Hurley radioed to Earth: “We chose Endeavour for a few reasons: One, because of this incredible endeavour that Nasa, SpaceX and the US have been on since the end of the shuttle programme back in 2011.
“The other reason is a little more personal to Bob and I. We both had our first flights on shuttle Endeavour and it just meant so much to us to carry on that name.”
Shuttle Endeavour, retired nine years ago with the rest of Nasa’s orbiter fleet, was named after HMS Endeavour, the research ship commanded by British explorer James Cook on his voyage to Australia and New Zealand in the late 18th Century.
The “incredible endeavour” that Hurley referenced is the effort to commercialise low-Earth orbit (LEO).
The goal is to turn over routine space operations just above the planet to the private sector; to have the routine transport of crew and cargo handled by private concerns such as SpaceX, the Californian outfit established by tech billionaire Elon Musk.
Already SpaceX’s agile and innovative approach to the development of rocket and capsule technology is recognised to have saved Nasa billions of dollars, when set against the procurement standards of old.

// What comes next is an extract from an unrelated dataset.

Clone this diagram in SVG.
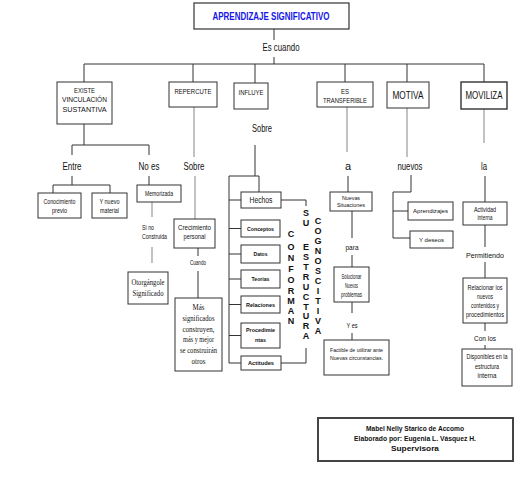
<svg xmlns="http://www.w3.org/2000/svg" width="531" height="480" viewBox="0 0 531 480">
<style>
text{font-family:"Liberation Sans",Arial,sans-serif;fill:#111;text-anchor:middle}
.box{fill:#fff;stroke:#333;stroke-width:1}
.c{fill:none;stroke:#333;stroke-width:1}
.g{fill:none;stroke:#999;stroke-width:1.2}
.lbl{font-size:11px}
.s6{font-size:6.3px}
.s55{font-size:5.8px}
.s75{font-size:8px}
.m{font-size:8px}
.b{font-weight:bold}
.serif{font-family:"Liberation Serif","Times New Roman",serif;font-size:8.5px}
.v{font-weight:bold;font-size:9px}
.sig{font-size:8px;font-weight:bold}
</style>
<rect width="531" height="480" fill="#fff"/>
<g id="connectors">
<path class="c" d="M274 29V40M274 57V64M84 64H484M84 64V82M193 64V82M255 64V83M345 64V82M407 64V82M484 64V82"/>
<path class="c" d="M84 124V145M72 145H149M72 145V155M149 145V155M72 176V185M53 185H110M53 185V193M110 185V193M149 176V185"/>
<path class="g" d="M152 202V217M152 247V263"/>
<path class="g" d="M194 107V157M195 176V219"/>
<path class="c" d="M198 248V256M198 271V298"/>
<path class="c" d="M255 145V176M229 176H259V192M229 176V363M229 200H241M229 228.5H241M229 254H241M229 279H241M229 304.5H241M229 335.5H241M229 363H241"/>
<path class="c" d="M281 200H306V206M281 363H306V348"/>
<path class="g" d="M347 107V152"/>
<path class="c" d="M348 176V192M352 211V238M352 255V267M352 302V313M352 333V340"/>
<path class="g" d="M407 108V157"/>
<path class="c" d="M411 175V192H393V238M393 211H408M393 238H410"/>
<path class="g" d="M484 109V143"/>
<path class="c" d="M485 176V202M485 225V247M485 262V278M485 323V331M485 345V349"/>
</g>
<g id="title"><rect x="194" y="3" width="155" height="26" fill="#fff" stroke="#333" stroke-width="1.2"/><text x="271" y="19.5" textLength="117" lengthAdjust="spacingAndGlyphs" style="font-size:10px;font-weight:bold;fill:#1515e8">APRENDIZAJE SIGNIFICATIVO</text></g>
<g id="es-cuando"><text x="281" y="51" textLength="37" lengthAdjust="spacingAndGlyphs" style="font-size:10.5px">Es cuando</text></g>
<g id="existe"><rect class="box" x="57" y="82" width="55" height="42"/><text class="s75" x="84.5" y="92.5" textLength="21" lengthAdjust="spacingAndGlyphs">EXISTE</text><text class="s75" x="84.5" y="101.5" textLength="45" lengthAdjust="spacingAndGlyphs">VINCULACIÓN</text><text class="s75" x="84.5" y="111.5" textLength="44" lengthAdjust="spacingAndGlyphs">SUSTANTIVA</text></g>
<g id="repercute"><rect class="box" x="169" y="82" width="48" height="25"/><text class="s75" x="193" y="93.5" textLength="37" lengthAdjust="spacingAndGlyphs">REPERCUTE</text></g>
<g id="influye"><rect class="box" x="234" y="83" width="34" height="26"/><text class="s75" x="251" y="94.5" textLength="25" lengthAdjust="spacingAndGlyphs">INFLUYE</text></g>
<g id="transferible"><rect class="box" x="317" y="82" width="56" height="25"/><text class="s75" x="345" y="93.5" textLength="8" lengthAdjust="spacingAndGlyphs">ES</text><text class="s75" x="345" y="102.5" textLength="44" lengthAdjust="spacingAndGlyphs">TRANSFERIBLE</text></g>
<g id="motiva"><rect class="box" x="387" y="82" width="42" height="26"/><text x="408" y="98.5" textLength="31" lengthAdjust="spacingAndGlyphs" style="font-size:10.5px">MOTIVA</text></g>
<g id="moviliza"><rect class="box" x="461" y="82" width="46" height="27" style="stroke-width:1.4"/><text x="484" y="98.5" textLength="37" lengthAdjust="spacingAndGlyphs" style="font-size:10.5px">MOVILIZA</text></g>
<g id="entre"><text class="lbl" x="72" y="170" textLength="19" lengthAdjust="spacingAndGlyphs">Entre</text></g>
<g id="noes"><text class="lbl" x="149" y="170" textLength="21" lengthAdjust="spacingAndGlyphs">No es</text></g>
<g id="sobre1"><text class="lbl" x="194" y="170" textLength="21" lengthAdjust="spacingAndGlyphs">Sobre</text></g>
<g id="sobre2"><text class="lbl" x="262" y="132" textLength="20" lengthAdjust="spacingAndGlyphs">Sobre</text></g>
<g id="a"><text class="lbl" x="348" y="170">a</text></g>
<g id="nuevos"><text class="lbl" x="410" y="170" textLength="25" lengthAdjust="spacingAndGlyphs">nuevos</text></g>
<g id="la"><text class="lbl" x="484" y="170" textLength="6" lengthAdjust="spacingAndGlyphs">la</text></g>
<g id="conocimiento"><rect class="box" x="38" y="193" width="43" height="25"/><text class="s6" x="59.5" y="204" textLength="32" lengthAdjust="spacingAndGlyphs">Conocimiento</text><text class="s6" x="59.5" y="213" textLength="15" lengthAdjust="spacingAndGlyphs">previo</text></g>
<g id="ynuevo"><rect class="box" x="92" y="193" width="35" height="25"/><text class="s6" x="109.5" y="204" textLength="20" lengthAdjust="spacingAndGlyphs">Y nuevo</text><text class="s6" x="109.5" y="213" textLength="19" lengthAdjust="spacingAndGlyphs">material</text></g>
<g id="memorizada"><rect class="box" x="137" y="185" width="44" height="17"/><text class="s6" x="159" y="195.5" textLength="28" lengthAdjust="spacingAndGlyphs">Memorizada</text></g>
<g id="sino"><text x="142" y="229.5" textLength="12" lengthAdjust="spacingAndGlyphs" style="font-size:6.5px;text-anchor:start">Si no</text><text x="142" y="239" textLength="25" lengthAdjust="spacingAndGlyphs" style="font-size:6.5px;text-anchor:start">Construida</text></g>
<g id="otorgangole"><rect class="box" x="128" y="272" width="40" height="32"/><text class="serif" x="148" y="285" textLength="33" lengthAdjust="spacingAndGlyphs">Otorgángole</text><text class="serif" x="148" y="296" textLength="31" lengthAdjust="spacingAndGlyphs">Significado</text></g>
<g id="crecimiento"><rect class="box" x="174" y="219" width="41" height="29"/><text class="s6" x="194.5" y="229.5" textLength="33" lengthAdjust="spacingAndGlyphs">Crecimiento</text><text class="s6" x="194.5" y="238.5" textLength="22" lengthAdjust="spacingAndGlyphs">personal</text></g>
<g id="cuando"><text x="198" y="264.5" textLength="16" lengthAdjust="spacingAndGlyphs" style="font-size:6.5px">Cuando</text></g>
<g id="mas"><rect class="box" x="175" y="298" width="47" height="73"/><text class="serif" x="198.5" y="310" textLength="12" lengthAdjust="spacingAndGlyphs">Más</text><text class="serif" x="198.5" y="321" textLength="32" lengthAdjust="spacingAndGlyphs">significados</text><text class="serif" x="198.5" y="332" textLength="32" lengthAdjust="spacingAndGlyphs">construyen,</text><text class="serif" x="198.5" y="342" textLength="31" lengthAdjust="spacingAndGlyphs">más y mejor</text><text class="serif" x="198.5" y="353" textLength="37" lengthAdjust="spacingAndGlyphs">se construirán</text><text class="serif" x="198.5" y="364" textLength="14" lengthAdjust="spacingAndGlyphs">otros</text></g>
<g id="hechos"><rect class="box" x="241" y="192" width="40" height="16"/><text x="261" y="203" textLength="23" lengthAdjust="spacingAndGlyphs" style="font-size:8.5px">Hechos</text></g>
<g id="conceptos"><rect class="box" x="241" y="220" width="39" height="17"/><text class="s55 b" x="260.5" y="230.5" textLength="27" lengthAdjust="spacingAndGlyphs">Conceptos</text></g>
<g id="datos"><rect class="box" x="241" y="245" width="39" height="18"/><text class="s55 b" x="260.5" y="256" textLength="14" lengthAdjust="spacingAndGlyphs">Datos</text></g>
<g id="teorias"><rect class="box" x="241" y="270" width="39" height="18"/><text class="s55 b" x="260.5" y="281" textLength="18" lengthAdjust="spacingAndGlyphs">Teorías</text></g>
<g id="relaciones"><rect class="box" x="241" y="296" width="39" height="17"/><text class="s55 b" x="260.5" y="306.5" textLength="29" lengthAdjust="spacingAndGlyphs">Relaciones</text></g>
<g id="procedimientos"><rect class="box" x="241" y="323" width="39" height="25"/><text class="s55 b" x="260.5" y="332" textLength="29" lengthAdjust="spacingAndGlyphs">Procedimie</text><text class="s55 b" x="260.5" y="342" textLength="11" lengthAdjust="spacingAndGlyphs">ntas</text></g>
<g id="actitudes"><rect class="box" x="241" y="356" width="40" height="14"/><text class="s55 b" x="261" y="365" textLength="26" lengthAdjust="spacingAndGlyphs">Actitudes</text></g>
<g id="conforman"><text class="v" x="291" y="236.5">C</text><text class="v" x="291" y="249.5">O</text><text class="v" x="291" y="260.5">N</text><text class="v" x="291" y="271.5">F</text><text class="v" x="291" y="282.5">O</text><text class="v" x="291" y="293.5">R</text><text class="v" x="291" y="303.5">M</text><text class="v" x="291" y="313.5">A</text><text class="v" x="291" y="323.5">N</text></g>
<g id="suestructura"><text class="v" x="306" y="215.5">S</text><text class="v" x="306" y="225.5">U</text><text class="v" x="306" y="249.5">E</text><text class="v" x="306" y="259.5">S</text><text class="v" x="306" y="269.5">T</text><text class="v" x="306" y="279.5">R</text><text class="v" x="306" y="289.5">U</text><text class="v" x="306" y="299.5">C</text><text class="v" x="306" y="309.5">T</text><text class="v" x="306" y="318.5">U</text><text class="v" x="306" y="328.5">R</text><text class="v" x="306" y="338.5">A</text></g>
<g id="cognoscitiva"><text class="v" x="318" y="223.5">C</text><text class="v" x="318" y="233.5">O</text><text class="v" x="318" y="243.5">G</text><text class="v" x="318" y="253.5">N</text><text class="v" x="318" y="263.5">O</text><text class="v" x="318" y="273.5">S</text><text class="v" x="318" y="283.5">C</text><text class="v" x="318" y="293.5">I</text><text class="v" x="318" y="303.5">T</text><text class="v" x="318" y="313.5">I</text><text class="v" x="318" y="323.5">V</text><text class="v" x="318" y="333.5">A</text></g>
<g id="nuevas"><rect class="box" x="330" y="192" width="42" height="19"/><text class="s55" x="351" y="199.5" textLength="18" lengthAdjust="spacingAndGlyphs">Nuevas</text><text class="s55" x="351" y="207" textLength="28" lengthAdjust="spacingAndGlyphs">Situaciones</text></g>
<g id="para"><text class="m" x="352" y="250" textLength="13" lengthAdjust="spacingAndGlyphs">para</text></g>
<g id="solucionar"><rect class="box" x="334" y="267" width="35" height="35"/><text class="s6" x="351.5" y="279" textLength="20" lengthAdjust="spacingAndGlyphs">Solucionar</text><text class="s6" x="351.5" y="288" textLength="13" lengthAdjust="spacingAndGlyphs">Nuevos</text><text class="s6" x="351.5" y="297" textLength="21" lengthAdjust="spacingAndGlyphs">problemas</text></g>
<g id="yes"><text class="m" x="352" y="328" textLength="11" lengthAdjust="spacingAndGlyphs">Y es</text></g>
<g id="factible"><rect class="box" x="324" y="340" width="65" height="35"/><text class="s55" x="356.5" y="352" textLength="53" lengthAdjust="spacingAndGlyphs">Factible de utilizar ante</text><text class="s55" x="356.5" y="359.5" textLength="53" lengthAdjust="spacingAndGlyphs">Nuevas circunstancias.</text></g>
<g id="aprendizajes"><rect class="box" x="408" y="202" width="45" height="18"/><text class="s55" x="430.5" y="213" textLength="35" lengthAdjust="spacingAndGlyphs">Aprendizajes</text></g>
<g id="ydeseos"><rect class="box" x="410" y="231" width="43" height="17"/><text class="s55" x="431.5" y="241.5" textLength="25" lengthAdjust="spacingAndGlyphs">Y deseos</text></g>
<g id="actividad"><rect class="box" x="463" y="202" width="44" height="23"/><text class="s6" x="485" y="212" textLength="22" lengthAdjust="spacingAndGlyphs">Actividad</text><text class="s6" x="485" y="220" textLength="15" lengthAdjust="spacingAndGlyphs">interna</text></g>
<g id="permitiendo"><text class="m" x="485" y="258" textLength="38" lengthAdjust="spacingAndGlyphs">Permitiendo</text></g>
<g id="relacionar"><rect class="box" x="463" y="278" width="44" height="45"/><text class="s6" x="485" y="290" textLength="35" lengthAdjust="spacingAndGlyphs">Relacionar los</text><text class="s6" x="485" y="299" textLength="16" lengthAdjust="spacingAndGlyphs">nuevos</text><text class="s6" x="485" y="308" textLength="28" lengthAdjust="spacingAndGlyphs">contenidos y</text><text class="s6" x="485" y="317" textLength="38" lengthAdjust="spacingAndGlyphs">procedimientos</text></g>
<g id="conlos"><text class="m" x="485" y="341" textLength="22" lengthAdjust="spacingAndGlyphs">Con los</text></g>
<g id="disponibles"><rect class="box" x="462" y="349" width="50" height="37"/><text class="s6" x="487" y="359" textLength="41" lengthAdjust="spacingAndGlyphs">Disponibles en la</text><text class="s6" x="487" y="369" textLength="24" lengthAdjust="spacingAndGlyphs">estructura</text><text class="s6" x="487" y="378" textLength="19" lengthAdjust="spacingAndGlyphs">interna</text></g>
<g id="firma"><rect x="318" y="418" width="195" height="43" fill="#fff" stroke="#444" stroke-width="2"/><text class="sig" x="415" y="431" textLength="98" lengthAdjust="spacingAndGlyphs">Mabel Nelly Starico de Accomo</text><text class="sig" x="415" y="441" textLength="122" lengthAdjust="spacingAndGlyphs">Elaborado por:  Eugenia L. Vásquez H.</text><text class="sig" x="415" y="451" textLength="48" lengthAdjust="spacingAndGlyphs">Supervisora</text></g>
</svg>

The US space agency no longer wants to own LEO vehicles; it wishes merely to purchase “the transport service” supplied by American companies. This should free up financial resources that can be diverted instead to the much more complex – and much more expensive – task of getting astronauts back to the Moon.
The Artemis programme, as it’s known, aims to put Nasa astronauts on the lunar surface again in 2024.
“When I took this job just a few short years ago, our budget at Nasa was around $19bn,” said Jim Bridenstine, the agency’s administrator.
“The budget request that President Trump gave us for next year is $25bn. We are in a great, great position.”
He continued: “We haven’t had this much support for space since John F Kennedy, and we’ve got bipartisan support. Everybody wants to see the Artemis programme be successful. Everybody wants to see not just the next man, but the first woman, on the Moon. And that’s what we’re building here.”